Y la verdad es que yo tengo la suerte de que he encontrado en las redes sociales un refugio bastante bonito, lejos de perfecciones y cuentas en las que todo sea maravilloso, al contrario, hablo de cosas muy duras. Y me encuentro con mucha conexión con gente que no conozco con mucho respeto por el otro lado. Hay muy poca gente, por lo menos, en mis redes sociales que venga con un tono desagradable, al contrario. Creo que también para mí ha sido muy útil ver que las redes sociales pueden utilizarse de una manera diferente para expresarnos, para mostrar cosas que a veces no son idílicas, pero que son reales y que muchos estamos también queriendo otro tipo de contenido que no hable solo de cosas bonitas y de cosas perfectas, sino del día a día, de la vida, incluso del sufrimiento, y que se puede generar, incluso, un espacio seguro virtual, que yo era un poco escéptica, y para mí, desde luego, mis redes sociales y la comunidad que hay lo son. Os quería agradecer todas vuestras preguntas y la escucha y el tiempo que habéis dedicado a escucharme hablar sobre esto, porque de verdad creo que es un tema importantísimo que cualquier reflexión que hagamos en esta dirección nueva o cualquier cambio que hagamos, aunque parezca muy pequeño, es una semilla que puede tener consecuencias beneficiosísimas y muy importantes para los niños, para nosotros y para la sociedad en general. De verdad, muchas gracias.

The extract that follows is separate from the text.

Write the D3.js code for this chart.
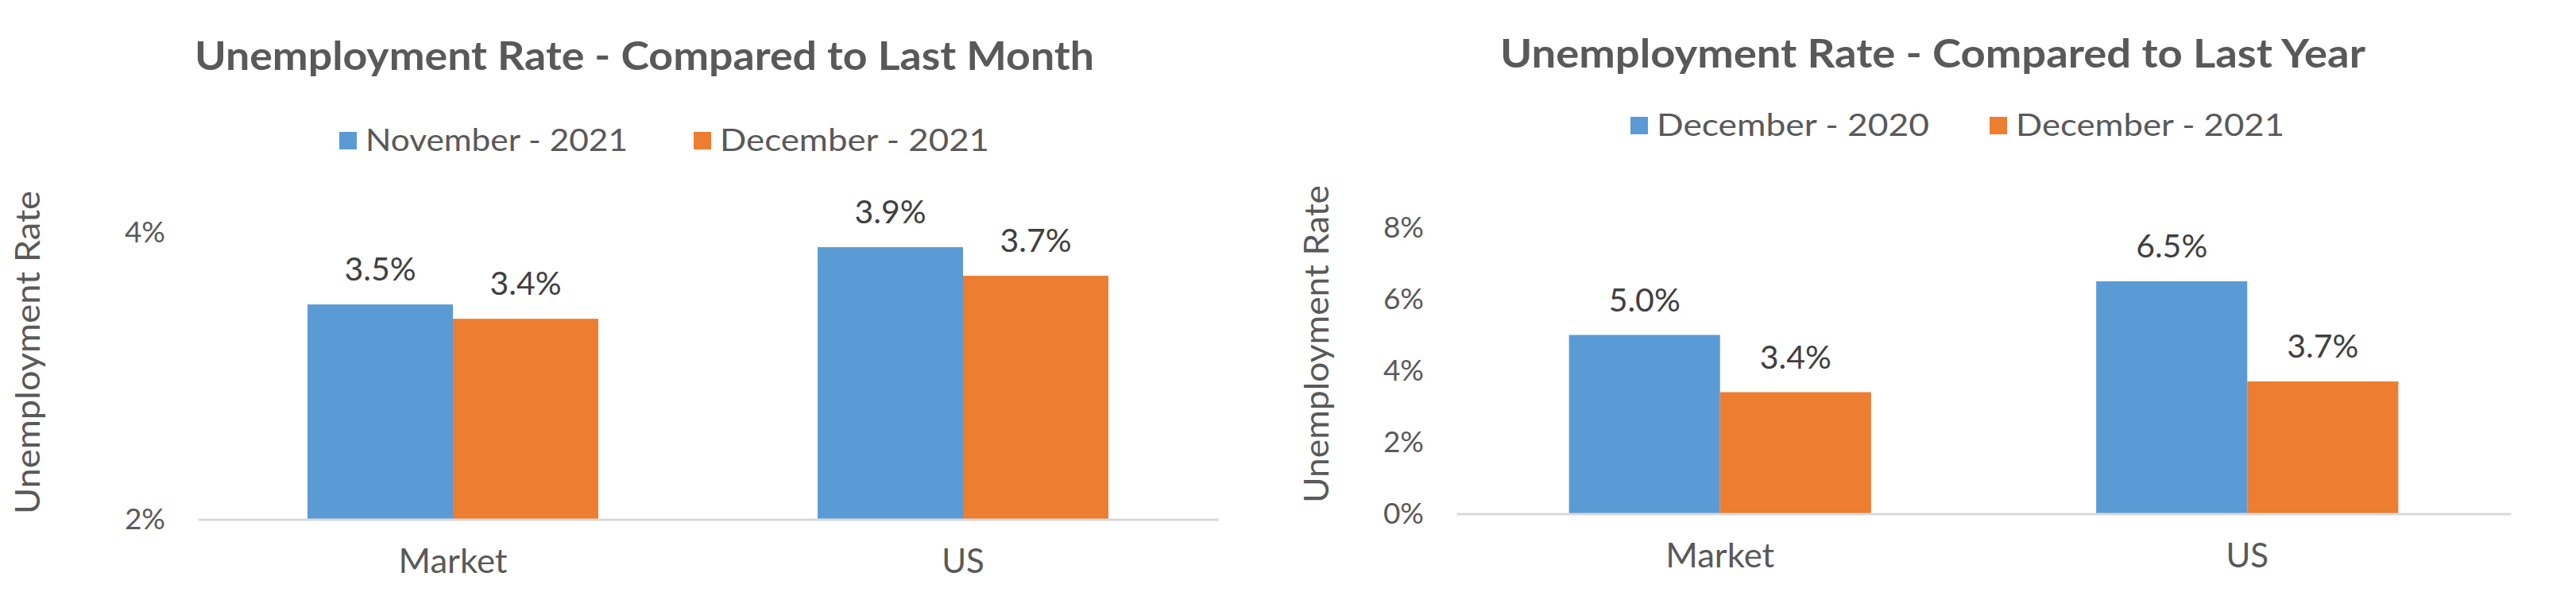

Espero que os haya servido, que os haya resultado interesante y, sobre todo, para todas las personas jóvenes que estáis aquí, que estáis estudiando para poder tratar con niños y niñas, ojalá podáis empezar este camino de una manera diferente y os ayude a tratar a los niños de otra manera y a disfrutar de vuestro trabajo de una manera satisfactoria y vivirlo de una manera satisfactoria.